Task to carry out ->
Print exactly the lines running from the one that holds "Reproduce this chart with matplotlib." through the one that holds "2355, 2360, 2365, 2370, 2375, 2380, 2385, 2390, 2395, 2400]", please, and leave the pictures out.

Data provided ->

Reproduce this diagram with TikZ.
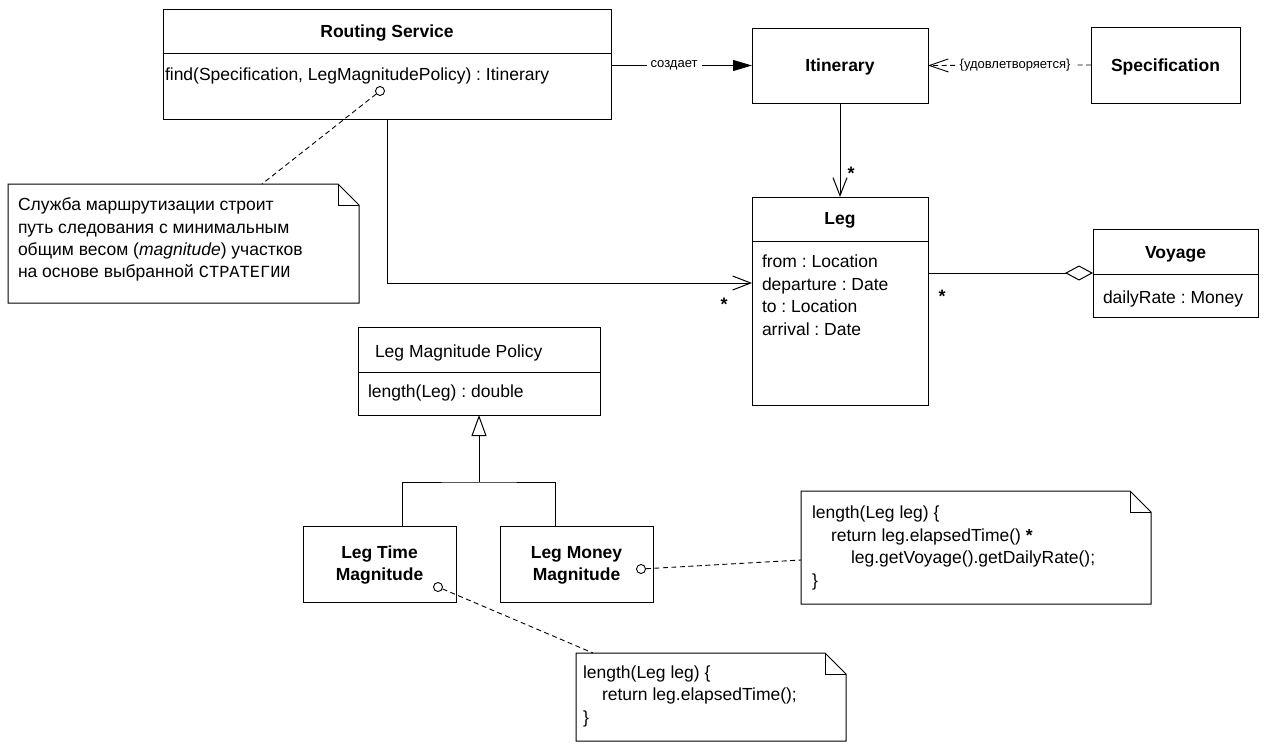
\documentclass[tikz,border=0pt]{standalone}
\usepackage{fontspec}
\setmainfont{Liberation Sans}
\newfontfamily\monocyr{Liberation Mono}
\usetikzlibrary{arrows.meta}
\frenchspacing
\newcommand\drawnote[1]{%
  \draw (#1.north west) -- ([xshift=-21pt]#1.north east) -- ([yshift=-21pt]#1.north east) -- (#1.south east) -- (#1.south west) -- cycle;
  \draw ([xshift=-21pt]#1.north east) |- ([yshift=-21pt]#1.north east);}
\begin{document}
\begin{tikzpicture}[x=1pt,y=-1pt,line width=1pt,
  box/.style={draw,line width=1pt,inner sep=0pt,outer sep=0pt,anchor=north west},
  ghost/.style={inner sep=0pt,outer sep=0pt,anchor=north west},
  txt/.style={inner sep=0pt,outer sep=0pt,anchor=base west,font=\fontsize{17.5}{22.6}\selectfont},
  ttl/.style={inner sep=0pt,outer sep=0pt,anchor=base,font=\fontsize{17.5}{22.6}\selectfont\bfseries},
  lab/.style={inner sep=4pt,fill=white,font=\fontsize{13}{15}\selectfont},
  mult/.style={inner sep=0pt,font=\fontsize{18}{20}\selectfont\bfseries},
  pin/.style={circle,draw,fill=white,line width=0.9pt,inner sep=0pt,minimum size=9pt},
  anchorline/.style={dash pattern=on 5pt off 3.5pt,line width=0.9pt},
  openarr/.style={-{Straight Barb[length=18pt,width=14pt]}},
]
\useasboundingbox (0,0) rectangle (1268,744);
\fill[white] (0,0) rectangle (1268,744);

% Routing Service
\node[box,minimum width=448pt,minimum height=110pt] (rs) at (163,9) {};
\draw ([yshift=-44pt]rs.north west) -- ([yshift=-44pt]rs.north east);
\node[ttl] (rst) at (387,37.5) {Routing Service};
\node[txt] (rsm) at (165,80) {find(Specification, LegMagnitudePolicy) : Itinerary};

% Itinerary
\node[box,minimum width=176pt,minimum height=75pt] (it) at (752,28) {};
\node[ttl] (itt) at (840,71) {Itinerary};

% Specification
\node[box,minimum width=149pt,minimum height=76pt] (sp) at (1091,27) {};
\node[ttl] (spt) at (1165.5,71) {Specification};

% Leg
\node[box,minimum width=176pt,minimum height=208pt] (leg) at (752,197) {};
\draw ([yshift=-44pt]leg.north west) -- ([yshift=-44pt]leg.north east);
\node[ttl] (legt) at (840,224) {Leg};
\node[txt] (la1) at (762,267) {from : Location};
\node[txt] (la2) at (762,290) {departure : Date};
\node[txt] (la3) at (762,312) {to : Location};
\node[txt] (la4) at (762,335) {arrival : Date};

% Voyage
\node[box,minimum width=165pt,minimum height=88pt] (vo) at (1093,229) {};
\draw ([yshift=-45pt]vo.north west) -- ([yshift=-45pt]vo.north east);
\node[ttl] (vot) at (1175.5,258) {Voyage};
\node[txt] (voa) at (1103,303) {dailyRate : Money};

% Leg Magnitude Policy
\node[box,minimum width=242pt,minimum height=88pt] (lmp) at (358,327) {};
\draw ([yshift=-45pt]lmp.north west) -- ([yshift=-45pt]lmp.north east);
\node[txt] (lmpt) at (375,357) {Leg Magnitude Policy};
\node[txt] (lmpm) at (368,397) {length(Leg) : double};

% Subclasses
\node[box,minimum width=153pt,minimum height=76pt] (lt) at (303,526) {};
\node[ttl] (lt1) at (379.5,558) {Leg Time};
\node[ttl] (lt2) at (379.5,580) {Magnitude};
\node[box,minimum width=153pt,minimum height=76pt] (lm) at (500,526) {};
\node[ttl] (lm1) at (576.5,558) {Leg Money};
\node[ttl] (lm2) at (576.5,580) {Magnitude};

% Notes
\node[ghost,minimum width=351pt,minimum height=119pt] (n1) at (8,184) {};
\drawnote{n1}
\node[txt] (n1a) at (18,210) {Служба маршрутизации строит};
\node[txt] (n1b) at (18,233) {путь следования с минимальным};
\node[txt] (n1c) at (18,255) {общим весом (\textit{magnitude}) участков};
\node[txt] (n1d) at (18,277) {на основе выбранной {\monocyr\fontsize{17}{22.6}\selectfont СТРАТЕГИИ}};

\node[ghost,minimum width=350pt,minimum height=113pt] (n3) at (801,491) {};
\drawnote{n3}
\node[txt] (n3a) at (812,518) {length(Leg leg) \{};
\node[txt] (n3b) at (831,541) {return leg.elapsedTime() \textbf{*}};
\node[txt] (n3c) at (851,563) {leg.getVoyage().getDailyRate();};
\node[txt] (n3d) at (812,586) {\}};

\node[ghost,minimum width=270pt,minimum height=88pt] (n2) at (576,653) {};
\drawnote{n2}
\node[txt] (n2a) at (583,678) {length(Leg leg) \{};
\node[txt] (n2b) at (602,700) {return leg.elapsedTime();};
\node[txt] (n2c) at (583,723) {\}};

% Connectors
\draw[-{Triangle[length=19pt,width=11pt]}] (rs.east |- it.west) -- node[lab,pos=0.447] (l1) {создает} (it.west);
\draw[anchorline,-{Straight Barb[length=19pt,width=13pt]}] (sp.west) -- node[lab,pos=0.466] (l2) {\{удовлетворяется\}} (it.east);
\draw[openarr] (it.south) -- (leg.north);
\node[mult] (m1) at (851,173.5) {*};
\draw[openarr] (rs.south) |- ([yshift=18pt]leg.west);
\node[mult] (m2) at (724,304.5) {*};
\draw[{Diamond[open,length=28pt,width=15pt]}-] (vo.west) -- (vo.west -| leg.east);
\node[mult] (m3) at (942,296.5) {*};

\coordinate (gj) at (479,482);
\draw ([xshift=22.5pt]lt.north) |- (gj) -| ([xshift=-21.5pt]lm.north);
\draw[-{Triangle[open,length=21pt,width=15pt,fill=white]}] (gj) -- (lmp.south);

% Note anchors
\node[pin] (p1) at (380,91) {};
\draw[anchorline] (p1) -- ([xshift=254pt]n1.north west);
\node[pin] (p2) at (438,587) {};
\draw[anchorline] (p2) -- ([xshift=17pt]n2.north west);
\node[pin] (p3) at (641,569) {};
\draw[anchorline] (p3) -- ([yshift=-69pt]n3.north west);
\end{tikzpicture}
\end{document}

---

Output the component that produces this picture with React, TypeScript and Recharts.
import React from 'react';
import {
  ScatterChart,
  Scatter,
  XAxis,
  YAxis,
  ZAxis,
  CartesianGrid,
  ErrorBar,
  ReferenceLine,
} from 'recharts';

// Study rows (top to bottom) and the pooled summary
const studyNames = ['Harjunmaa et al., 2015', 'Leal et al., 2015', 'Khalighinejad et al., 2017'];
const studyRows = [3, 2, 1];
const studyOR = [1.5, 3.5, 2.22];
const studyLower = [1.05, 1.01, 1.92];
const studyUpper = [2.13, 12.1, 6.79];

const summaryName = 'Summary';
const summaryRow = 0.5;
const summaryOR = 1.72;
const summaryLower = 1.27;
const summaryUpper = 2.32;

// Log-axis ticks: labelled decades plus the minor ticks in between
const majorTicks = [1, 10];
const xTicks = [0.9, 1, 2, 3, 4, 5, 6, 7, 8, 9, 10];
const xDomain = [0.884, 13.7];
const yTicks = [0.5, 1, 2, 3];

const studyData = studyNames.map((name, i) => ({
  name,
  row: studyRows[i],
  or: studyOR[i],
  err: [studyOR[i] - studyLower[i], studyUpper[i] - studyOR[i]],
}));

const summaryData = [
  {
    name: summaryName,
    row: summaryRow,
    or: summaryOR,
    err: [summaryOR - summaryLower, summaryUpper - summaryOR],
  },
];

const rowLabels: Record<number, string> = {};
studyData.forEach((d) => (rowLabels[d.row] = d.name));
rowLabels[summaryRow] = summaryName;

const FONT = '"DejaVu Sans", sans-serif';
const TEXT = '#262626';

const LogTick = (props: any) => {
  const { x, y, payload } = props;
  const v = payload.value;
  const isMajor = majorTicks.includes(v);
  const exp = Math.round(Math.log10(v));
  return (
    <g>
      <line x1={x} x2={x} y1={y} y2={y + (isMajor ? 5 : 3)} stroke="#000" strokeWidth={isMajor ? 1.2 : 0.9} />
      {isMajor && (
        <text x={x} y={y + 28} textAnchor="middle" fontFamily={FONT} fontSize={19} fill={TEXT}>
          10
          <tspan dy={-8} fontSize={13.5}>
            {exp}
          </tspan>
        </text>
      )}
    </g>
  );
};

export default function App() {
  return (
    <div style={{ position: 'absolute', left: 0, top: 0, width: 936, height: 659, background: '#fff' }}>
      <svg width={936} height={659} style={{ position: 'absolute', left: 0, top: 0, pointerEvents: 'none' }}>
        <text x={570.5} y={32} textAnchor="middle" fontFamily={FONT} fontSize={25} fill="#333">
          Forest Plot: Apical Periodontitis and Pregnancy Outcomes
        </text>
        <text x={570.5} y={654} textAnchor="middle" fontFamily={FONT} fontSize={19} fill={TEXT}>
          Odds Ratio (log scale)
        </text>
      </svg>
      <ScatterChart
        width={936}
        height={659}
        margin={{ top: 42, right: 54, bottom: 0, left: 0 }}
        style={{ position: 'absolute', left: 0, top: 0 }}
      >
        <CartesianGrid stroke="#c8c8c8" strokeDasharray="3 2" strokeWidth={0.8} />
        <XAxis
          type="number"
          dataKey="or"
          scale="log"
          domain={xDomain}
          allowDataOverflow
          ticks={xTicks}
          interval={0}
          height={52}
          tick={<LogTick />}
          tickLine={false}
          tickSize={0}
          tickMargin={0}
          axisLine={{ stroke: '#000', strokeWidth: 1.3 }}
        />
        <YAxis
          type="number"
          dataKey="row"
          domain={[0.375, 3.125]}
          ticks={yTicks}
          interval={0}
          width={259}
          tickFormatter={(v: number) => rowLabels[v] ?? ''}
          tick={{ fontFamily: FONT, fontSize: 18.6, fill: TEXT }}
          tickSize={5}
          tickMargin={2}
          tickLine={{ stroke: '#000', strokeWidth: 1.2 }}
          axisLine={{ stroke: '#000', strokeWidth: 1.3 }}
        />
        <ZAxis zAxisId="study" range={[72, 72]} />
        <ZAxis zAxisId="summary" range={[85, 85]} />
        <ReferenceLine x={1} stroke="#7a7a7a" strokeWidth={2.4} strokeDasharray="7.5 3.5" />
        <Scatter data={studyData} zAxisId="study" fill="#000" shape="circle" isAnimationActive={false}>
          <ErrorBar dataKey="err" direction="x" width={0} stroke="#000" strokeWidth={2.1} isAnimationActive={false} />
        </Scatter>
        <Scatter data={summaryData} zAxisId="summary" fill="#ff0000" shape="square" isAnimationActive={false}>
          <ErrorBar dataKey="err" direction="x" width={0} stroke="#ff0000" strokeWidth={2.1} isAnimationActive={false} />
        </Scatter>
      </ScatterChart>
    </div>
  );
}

...

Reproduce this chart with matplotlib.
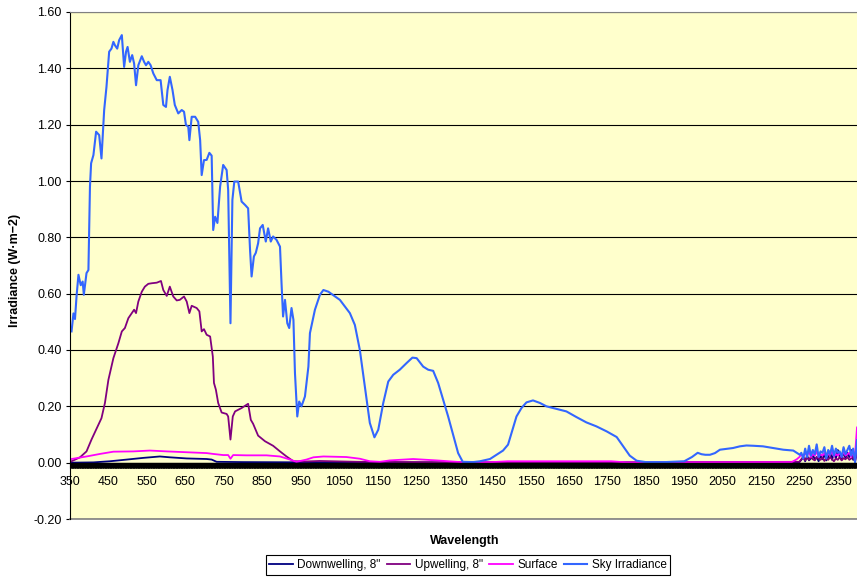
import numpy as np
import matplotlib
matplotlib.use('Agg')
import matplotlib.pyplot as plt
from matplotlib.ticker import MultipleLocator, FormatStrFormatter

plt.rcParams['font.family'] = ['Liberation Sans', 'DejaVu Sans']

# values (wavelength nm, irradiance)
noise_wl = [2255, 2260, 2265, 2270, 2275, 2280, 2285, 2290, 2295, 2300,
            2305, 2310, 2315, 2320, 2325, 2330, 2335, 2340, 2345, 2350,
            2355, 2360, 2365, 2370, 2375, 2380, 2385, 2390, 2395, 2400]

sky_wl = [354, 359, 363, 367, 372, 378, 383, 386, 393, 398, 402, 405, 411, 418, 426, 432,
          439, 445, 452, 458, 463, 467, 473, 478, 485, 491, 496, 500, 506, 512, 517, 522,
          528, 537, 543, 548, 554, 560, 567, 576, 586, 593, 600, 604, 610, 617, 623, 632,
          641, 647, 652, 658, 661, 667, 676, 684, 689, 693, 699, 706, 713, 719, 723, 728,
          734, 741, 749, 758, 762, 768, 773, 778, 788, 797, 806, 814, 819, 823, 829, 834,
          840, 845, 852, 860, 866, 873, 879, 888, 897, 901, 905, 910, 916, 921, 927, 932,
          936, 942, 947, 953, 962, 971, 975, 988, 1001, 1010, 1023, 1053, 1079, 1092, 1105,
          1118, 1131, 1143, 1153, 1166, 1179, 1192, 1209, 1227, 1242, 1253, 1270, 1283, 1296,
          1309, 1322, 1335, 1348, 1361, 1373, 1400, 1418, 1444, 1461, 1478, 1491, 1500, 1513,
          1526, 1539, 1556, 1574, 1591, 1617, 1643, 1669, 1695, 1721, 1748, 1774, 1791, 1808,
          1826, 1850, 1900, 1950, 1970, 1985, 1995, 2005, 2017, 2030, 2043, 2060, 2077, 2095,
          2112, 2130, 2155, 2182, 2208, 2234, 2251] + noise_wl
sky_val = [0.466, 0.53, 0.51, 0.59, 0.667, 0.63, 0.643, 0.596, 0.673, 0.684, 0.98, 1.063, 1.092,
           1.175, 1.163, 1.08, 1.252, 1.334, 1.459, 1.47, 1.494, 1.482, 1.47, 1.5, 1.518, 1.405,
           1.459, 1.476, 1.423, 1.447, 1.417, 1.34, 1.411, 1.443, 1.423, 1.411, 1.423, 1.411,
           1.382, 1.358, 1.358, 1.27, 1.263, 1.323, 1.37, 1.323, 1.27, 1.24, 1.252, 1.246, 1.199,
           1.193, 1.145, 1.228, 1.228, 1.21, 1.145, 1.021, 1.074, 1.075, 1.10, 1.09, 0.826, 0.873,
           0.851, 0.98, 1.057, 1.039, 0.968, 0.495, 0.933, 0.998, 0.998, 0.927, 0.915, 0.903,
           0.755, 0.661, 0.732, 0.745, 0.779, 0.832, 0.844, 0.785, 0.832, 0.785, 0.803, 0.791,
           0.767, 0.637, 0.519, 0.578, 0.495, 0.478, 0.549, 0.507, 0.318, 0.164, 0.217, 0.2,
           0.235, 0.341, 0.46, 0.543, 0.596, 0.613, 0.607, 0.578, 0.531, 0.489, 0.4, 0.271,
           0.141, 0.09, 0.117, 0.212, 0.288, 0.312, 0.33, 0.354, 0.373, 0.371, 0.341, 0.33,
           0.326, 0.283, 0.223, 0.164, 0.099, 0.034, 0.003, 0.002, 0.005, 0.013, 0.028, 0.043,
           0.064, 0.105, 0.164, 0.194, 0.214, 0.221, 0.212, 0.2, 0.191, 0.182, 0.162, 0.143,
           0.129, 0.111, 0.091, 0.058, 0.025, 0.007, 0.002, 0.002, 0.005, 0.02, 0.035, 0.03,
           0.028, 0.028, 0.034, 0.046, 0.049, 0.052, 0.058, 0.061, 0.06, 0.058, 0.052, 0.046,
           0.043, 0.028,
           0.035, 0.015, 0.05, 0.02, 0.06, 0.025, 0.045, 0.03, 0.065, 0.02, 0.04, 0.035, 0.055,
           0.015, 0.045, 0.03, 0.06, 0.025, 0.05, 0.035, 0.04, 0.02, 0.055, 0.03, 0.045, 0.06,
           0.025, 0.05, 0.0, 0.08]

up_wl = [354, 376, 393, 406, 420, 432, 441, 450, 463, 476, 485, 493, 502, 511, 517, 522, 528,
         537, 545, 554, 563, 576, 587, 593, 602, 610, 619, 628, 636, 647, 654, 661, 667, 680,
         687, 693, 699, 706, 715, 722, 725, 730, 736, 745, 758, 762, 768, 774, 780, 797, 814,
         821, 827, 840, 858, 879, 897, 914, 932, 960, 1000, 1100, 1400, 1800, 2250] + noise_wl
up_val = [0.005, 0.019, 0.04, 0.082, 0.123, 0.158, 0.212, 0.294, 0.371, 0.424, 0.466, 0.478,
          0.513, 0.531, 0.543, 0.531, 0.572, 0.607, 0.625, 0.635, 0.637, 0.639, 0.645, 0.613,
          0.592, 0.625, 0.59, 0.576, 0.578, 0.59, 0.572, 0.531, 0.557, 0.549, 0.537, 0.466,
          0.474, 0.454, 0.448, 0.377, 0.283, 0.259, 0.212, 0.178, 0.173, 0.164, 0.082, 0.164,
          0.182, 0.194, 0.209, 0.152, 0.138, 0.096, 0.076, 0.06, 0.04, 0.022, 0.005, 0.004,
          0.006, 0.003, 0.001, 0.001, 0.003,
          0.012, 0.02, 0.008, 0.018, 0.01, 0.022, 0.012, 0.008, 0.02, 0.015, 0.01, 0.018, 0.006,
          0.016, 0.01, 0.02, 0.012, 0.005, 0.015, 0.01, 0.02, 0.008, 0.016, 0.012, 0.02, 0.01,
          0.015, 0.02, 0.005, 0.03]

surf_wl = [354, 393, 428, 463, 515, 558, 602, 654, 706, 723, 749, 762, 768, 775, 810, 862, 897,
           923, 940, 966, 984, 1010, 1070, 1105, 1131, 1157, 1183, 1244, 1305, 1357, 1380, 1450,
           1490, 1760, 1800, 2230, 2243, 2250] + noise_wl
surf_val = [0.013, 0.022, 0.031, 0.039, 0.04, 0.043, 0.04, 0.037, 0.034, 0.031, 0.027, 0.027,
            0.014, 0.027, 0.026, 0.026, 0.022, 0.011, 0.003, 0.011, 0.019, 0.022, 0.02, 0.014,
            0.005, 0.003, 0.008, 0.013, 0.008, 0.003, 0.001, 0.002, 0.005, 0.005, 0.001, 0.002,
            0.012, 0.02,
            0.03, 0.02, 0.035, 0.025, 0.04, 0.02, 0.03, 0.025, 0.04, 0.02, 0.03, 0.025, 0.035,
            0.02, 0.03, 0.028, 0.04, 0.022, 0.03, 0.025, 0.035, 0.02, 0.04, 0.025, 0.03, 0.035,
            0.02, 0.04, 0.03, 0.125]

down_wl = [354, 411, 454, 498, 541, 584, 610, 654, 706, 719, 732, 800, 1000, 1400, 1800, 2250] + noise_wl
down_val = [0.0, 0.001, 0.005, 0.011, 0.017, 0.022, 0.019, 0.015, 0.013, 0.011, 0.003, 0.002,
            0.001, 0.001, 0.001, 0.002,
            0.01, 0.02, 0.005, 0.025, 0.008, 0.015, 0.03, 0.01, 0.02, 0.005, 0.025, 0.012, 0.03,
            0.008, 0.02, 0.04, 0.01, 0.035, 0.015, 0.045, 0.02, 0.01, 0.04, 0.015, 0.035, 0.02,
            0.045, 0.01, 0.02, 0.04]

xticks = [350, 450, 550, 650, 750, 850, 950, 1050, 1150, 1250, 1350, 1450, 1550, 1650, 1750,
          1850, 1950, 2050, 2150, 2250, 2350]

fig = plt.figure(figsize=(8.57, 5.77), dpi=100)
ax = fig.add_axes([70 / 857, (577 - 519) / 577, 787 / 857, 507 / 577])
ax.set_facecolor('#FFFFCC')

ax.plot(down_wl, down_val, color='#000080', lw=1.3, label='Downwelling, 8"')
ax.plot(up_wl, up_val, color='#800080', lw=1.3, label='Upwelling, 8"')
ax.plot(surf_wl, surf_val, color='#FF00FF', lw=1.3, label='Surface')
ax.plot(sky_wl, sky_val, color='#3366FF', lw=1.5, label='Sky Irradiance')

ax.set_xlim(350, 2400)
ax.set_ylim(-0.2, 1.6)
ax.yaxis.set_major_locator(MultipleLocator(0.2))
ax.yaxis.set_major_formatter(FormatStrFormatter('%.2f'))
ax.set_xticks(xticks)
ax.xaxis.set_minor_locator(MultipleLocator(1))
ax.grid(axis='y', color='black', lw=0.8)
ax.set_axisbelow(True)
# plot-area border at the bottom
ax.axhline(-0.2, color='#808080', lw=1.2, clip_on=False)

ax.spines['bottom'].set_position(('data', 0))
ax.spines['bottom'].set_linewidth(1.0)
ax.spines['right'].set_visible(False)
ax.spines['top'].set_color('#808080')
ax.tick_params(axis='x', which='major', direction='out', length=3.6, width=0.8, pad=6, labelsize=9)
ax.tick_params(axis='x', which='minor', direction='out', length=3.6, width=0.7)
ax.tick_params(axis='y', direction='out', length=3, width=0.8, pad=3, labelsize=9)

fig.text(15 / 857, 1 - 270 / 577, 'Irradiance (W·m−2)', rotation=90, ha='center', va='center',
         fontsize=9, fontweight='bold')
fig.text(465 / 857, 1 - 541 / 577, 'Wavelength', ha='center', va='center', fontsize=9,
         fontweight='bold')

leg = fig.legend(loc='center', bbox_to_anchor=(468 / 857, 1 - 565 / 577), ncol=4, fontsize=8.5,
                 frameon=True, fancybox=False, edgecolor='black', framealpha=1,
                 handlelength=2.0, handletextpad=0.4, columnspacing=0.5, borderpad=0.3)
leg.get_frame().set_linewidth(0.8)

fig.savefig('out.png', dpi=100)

Task response ->
Reproduce this chart with matplotlib.
import numpy as np
import matplotlib
matplotlib.use('Agg')
import matplotlib.pyplot as plt
from matplotlib.ticker import MultipleLocator, FormatStrFormatter

plt.rcParams['font.family'] = ['Liberation Sans', 'DejaVu Sans']

# values (wavelength nm, irradiance)
noise_wl = [2255, 2260, 2265, 2270, 2275, 2280, 2285, 2290, 2295, 2300,
            2305, 2310, 2315, 2320, 2325, 2330, 2335, 2340, 2345, 2350,
            2355, 2360, 2365, 2370, 2375, 2380, 2385, 2390, 2395, 2400]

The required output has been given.